§ **RECORDED INFORMATION**
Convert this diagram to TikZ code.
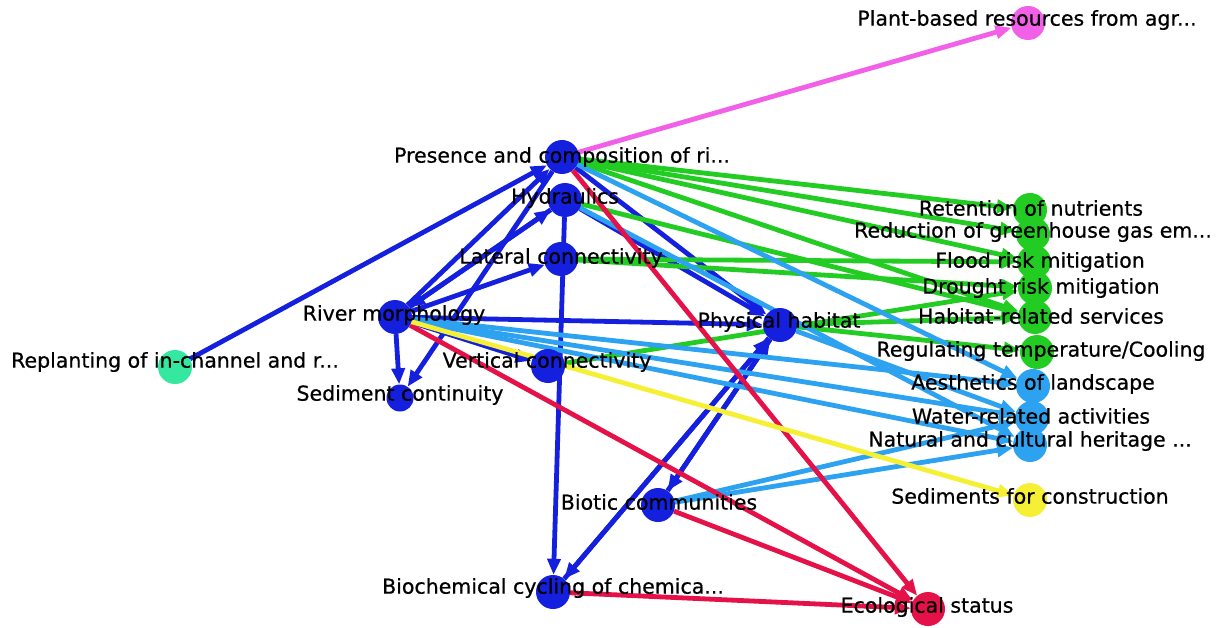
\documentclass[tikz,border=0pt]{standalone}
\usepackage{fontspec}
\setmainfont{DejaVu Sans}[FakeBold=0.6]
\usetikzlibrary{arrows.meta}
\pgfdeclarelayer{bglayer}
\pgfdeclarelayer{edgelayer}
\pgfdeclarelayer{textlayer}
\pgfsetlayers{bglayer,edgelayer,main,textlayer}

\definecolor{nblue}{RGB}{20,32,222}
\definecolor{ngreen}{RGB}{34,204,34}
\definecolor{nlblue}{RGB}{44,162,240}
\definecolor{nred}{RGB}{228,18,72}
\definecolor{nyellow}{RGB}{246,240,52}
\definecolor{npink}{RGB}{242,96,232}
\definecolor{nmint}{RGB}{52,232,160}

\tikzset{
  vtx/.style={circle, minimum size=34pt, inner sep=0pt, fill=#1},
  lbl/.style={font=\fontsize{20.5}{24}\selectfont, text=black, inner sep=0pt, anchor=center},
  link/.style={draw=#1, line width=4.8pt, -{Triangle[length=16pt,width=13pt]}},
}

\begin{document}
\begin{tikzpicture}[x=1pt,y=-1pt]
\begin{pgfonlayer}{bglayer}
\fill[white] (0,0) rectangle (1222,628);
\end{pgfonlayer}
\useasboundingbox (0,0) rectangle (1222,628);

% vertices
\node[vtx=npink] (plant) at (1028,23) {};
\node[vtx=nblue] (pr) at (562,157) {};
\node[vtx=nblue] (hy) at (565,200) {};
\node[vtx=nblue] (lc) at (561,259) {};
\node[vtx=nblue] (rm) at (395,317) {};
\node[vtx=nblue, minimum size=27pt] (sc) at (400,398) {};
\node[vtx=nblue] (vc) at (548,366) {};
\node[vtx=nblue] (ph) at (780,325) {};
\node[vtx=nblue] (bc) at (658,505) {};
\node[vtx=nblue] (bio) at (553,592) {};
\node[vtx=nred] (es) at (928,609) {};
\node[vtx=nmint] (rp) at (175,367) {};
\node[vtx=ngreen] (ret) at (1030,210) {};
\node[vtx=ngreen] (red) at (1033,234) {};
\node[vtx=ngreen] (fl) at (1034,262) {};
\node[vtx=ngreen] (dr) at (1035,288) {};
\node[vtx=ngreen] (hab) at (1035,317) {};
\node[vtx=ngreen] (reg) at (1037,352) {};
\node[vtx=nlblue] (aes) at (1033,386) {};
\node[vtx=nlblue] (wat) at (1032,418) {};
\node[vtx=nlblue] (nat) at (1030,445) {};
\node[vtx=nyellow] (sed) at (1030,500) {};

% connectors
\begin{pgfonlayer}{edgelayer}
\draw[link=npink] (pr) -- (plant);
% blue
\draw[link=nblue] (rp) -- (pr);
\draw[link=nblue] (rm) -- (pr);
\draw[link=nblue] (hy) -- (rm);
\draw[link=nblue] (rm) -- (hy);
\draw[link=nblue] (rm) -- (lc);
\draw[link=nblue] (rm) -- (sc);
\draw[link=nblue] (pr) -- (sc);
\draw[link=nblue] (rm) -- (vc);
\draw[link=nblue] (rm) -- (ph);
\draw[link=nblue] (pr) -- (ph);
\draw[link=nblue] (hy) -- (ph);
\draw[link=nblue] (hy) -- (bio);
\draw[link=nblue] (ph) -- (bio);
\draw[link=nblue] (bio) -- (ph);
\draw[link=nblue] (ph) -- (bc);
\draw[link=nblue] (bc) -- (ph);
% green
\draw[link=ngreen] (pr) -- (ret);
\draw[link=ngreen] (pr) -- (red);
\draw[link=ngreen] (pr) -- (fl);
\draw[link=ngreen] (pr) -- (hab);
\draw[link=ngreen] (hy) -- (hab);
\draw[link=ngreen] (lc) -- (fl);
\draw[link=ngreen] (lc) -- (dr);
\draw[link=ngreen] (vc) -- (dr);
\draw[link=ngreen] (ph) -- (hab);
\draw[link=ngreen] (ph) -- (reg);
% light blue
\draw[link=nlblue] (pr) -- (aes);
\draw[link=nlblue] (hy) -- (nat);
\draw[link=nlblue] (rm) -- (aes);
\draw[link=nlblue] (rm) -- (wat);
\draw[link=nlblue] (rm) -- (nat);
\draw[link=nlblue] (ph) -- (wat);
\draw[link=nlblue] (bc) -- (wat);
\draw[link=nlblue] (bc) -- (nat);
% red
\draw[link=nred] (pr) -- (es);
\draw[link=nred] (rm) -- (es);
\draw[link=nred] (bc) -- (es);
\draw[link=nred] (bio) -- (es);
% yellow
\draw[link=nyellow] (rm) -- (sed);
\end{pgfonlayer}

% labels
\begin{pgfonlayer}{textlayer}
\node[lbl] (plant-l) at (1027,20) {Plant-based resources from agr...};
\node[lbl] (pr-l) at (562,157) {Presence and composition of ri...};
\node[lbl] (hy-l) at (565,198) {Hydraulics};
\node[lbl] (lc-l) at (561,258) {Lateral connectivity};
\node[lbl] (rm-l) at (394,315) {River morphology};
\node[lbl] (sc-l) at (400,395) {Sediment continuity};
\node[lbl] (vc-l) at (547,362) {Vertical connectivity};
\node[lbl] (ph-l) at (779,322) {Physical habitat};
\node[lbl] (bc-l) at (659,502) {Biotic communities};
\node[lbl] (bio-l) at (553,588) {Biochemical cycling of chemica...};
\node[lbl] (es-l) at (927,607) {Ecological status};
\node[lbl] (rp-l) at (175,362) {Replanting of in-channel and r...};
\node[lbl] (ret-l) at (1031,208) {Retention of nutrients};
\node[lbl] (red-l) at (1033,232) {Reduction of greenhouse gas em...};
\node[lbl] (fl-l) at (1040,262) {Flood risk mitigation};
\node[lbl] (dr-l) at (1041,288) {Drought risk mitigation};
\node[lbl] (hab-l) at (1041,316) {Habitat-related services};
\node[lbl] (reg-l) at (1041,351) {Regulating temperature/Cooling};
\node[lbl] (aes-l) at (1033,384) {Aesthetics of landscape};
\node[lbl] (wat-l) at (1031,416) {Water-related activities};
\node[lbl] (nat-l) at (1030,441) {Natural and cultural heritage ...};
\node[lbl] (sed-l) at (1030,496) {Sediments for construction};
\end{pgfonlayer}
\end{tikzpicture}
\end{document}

§ **INSTRUCTIONS FOR THE TASK**
Print the complete listing exactly as it stands, without its pictures.

§ **RESPONSE TO THE EXERCISE**
Convert this diagram to TikZ code.
\documentclass[tikz,border=0pt]{standalone}
\usepackage{fontspec}
\setmainfont{DejaVu Sans}[FakeBold=0.6]
\usetikzlibrary{arrows.meta}
\pgfdeclarelayer{bglayer}
\pgfdeclarelayer{edgelayer}
\pgfdeclarelayer{textlayer}
\pgfsetlayers{bglayer,edgelayer,main,textlayer}

\definecolor{nblue}{RGB}{20,32,222}
\definecolor{ngreen}{RGB}{34,204,34}
\definecolor{nlblue}{RGB}{44,162,240}
\definecolor{nred}{RGB}{228,18,72}
\definecolor{nyellow}{RGB}{246,240,52}
\definecolor{npink}{RGB}{242,96,232}
\definecolor{nmint}{RGB}{52,232,160}

\tikzset{
  vtx/.style={circle, minimum size=34pt, inner sep=0pt, fill=#1},
  lbl/.style={font=\fontsize{20.5}{24}\selectfont, text=black, inner sep=0pt, anchor=center},
  link/.style={draw=#1, line width=4.8pt, -{Triangle[length=16pt,width=13pt]}},
}

\begin{document}
\begin{tikzpicture}[x=1pt,y=-1pt]
\begin{pgfonlayer}{bglayer}
\fill[white] (0,0) rectangle (1222,628);
\end{pgfonlayer}
\useasboundingbox (0,0) rectangle (1222,628);

% vertices
\node[vtx=npink] (plant) at (1028,23) {};
\node[vtx=nblue] (pr) at (562,157) {};
\node[vtx=nblue] (hy) at (565,200) {};
\node[vtx=nblue] (lc) at (561,259) {};
\node[vtx=nblue] (rm) at (395,317) {};
\node[vtx=nblue, minimum size=27pt] (sc) at (400,398) {};
\node[vtx=nblue] (vc) at (548,366) {};
\node[vtx=nblue] (ph) at (780,325) {};
\node[vtx=nblue] (bc) at (658,505) {};
\node[vtx=nblue] (bio) at (553,592) {};
\node[vtx=nred] (es) at (928,609) {};
\node[vtx=nmint] (rp) at (175,367) {};
\node[vtx=ngreen] (ret) at (1030,210) {};
\node[vtx=ngreen] (red) at (1033,234) {};
\node[vtx=ngreen] (fl) at (1034,262) {};
\node[vtx=ngreen] (dr) at (1035,288) {};
\node[vtx=ngreen] (hab) at (1035,317) {};
\node[vtx=ngreen] (reg) at (1037,352) {};
\node[vtx=nlblue] (aes) at (1033,386) {};
\node[vtx=nlblue] (wat) at (1032,418) {};
\node[vtx=nlblue] (nat) at (1030,445) {};
\node[vtx=nyellow] (sed) at (1030,500) {};

% connectors
\begin{pgfonlayer}{edgelayer}
\draw[link=npink] (pr) -- (plant);
% blue
\draw[link=nblue] (rp) -- (pr);
\draw[link=nblue] (rm) -- (pr);
\draw[link=nblue] (hy) -- (rm);
\draw[link=nblue] (rm) -- (hy);
\draw[link=nblue] (rm) -- (lc);
\draw[link=nblue] (rm) -- (sc);
\draw[link=nblue] (pr) -- (sc);
\draw[link=nblue] (rm) -- (vc);
\draw[link=nblue] (rm) -- (ph);
\draw[link=nblue] (pr) -- (ph);
\draw[link=nblue] (hy) -- (ph);
\draw[link=nblue] (hy) -- (bio);
\draw[link=nblue] (ph) -- (bio);
\draw[link=nblue] (bio) -- (ph);
\draw[link=nblue] (ph) -- (bc);
\draw[link=nblue] (bc) -- (ph);
% green
\draw[link=ngreen] (pr) -- (ret);
\draw[link=ngreen] (pr) -- (red);
\draw[link=ngreen] (pr) -- (fl);
\draw[link=ngreen] (pr) -- (hab);
\draw[link=ngreen] (hy) -- (hab);
\draw[link=ngreen] (lc) -- (fl);
\draw[link=ngreen] (lc) -- (dr);
\draw[link=ngreen] (vc) -- (dr);
\draw[link=ngreen] (ph) -- (hab);
\draw[link=ngreen] (ph) -- (reg);
% light blue
\draw[link=nlblue] (pr) -- (aes);
\draw[link=nlblue] (hy) -- (nat);
\draw[link=nlblue] (rm) -- (aes);
\draw[link=nlblue] (rm) -- (wat);
\draw[link=nlblue] (rm) -- (nat);
\draw[link=nlblue] (ph) -- (wat);
\draw[link=nlblue] (bc) -- (wat);
\draw[link=nlblue] (bc) -- (nat);
% red
\draw[link=nred] (pr) -- (es);
\draw[link=nred] (rm) -- (es);
\draw[link=nred] (bc) -- (es);
\draw[link=nred] (bio) -- (es);
% yellow
\draw[link=nyellow] (rm) -- (sed);
\end{pgfonlayer}

% labels
\begin{pgfonlayer}{textlayer}
\node[lbl] (plant-l) at (1027,20) {Plant-based resources from agr...};
\node[lbl] (pr-l) at (562,157) {Presence and composition of ri...};
\node[lbl] (hy-l) at (565,198) {Hydraulics};
\node[lbl] (lc-l) at (561,258) {Lateral connectivity};
\node[lbl] (rm-l) at (394,315) {River morphology};
\node[lbl] (sc-l) at (400,395) {Sediment continuity};
\node[lbl] (vc-l) at (547,362) {Vertical connectivity};
\node[lbl] (ph-l) at (779,322) {Physical habitat};
\node[lbl] (bc-l) at (659,502) {Biotic communities};
\node[lbl] (bio-l) at (553,588) {Biochemical cycling of chemica...};
\node[lbl] (es-l) at (927,607) {Ecological status};
\node[lbl] (rp-l) at (175,362) {Replanting of in-channel and r...};
\node[lbl] (ret-l) at (1031,208) {Retention of nutrients};
\node[lbl] (red-l) at (1033,232) {Reduction of greenhouse gas em...};
\node[lbl] (fl-l) at (1040,262) {Flood risk mitigation};
\node[lbl] (dr-l) at (1041,288) {Drought risk mitigation};
\node[lbl] (hab-l) at (1041,316) {Habitat-related services};
\node[lbl] (reg-l) at (1041,351) {Regulating temperature/Cooling};
\node[lbl] (aes-l) at (1033,384) {Aesthetics of landscape};
\node[lbl] (wat-l) at (1031,416) {Water-related activities};
\node[lbl] (nat-l) at (1030,441) {Natural and cultural heritage ...};
\node[lbl] (sed-l) at (1030,496) {Sediments for construction};
\end{pgfonlayer}
\end{tikzpicture}
\end{document}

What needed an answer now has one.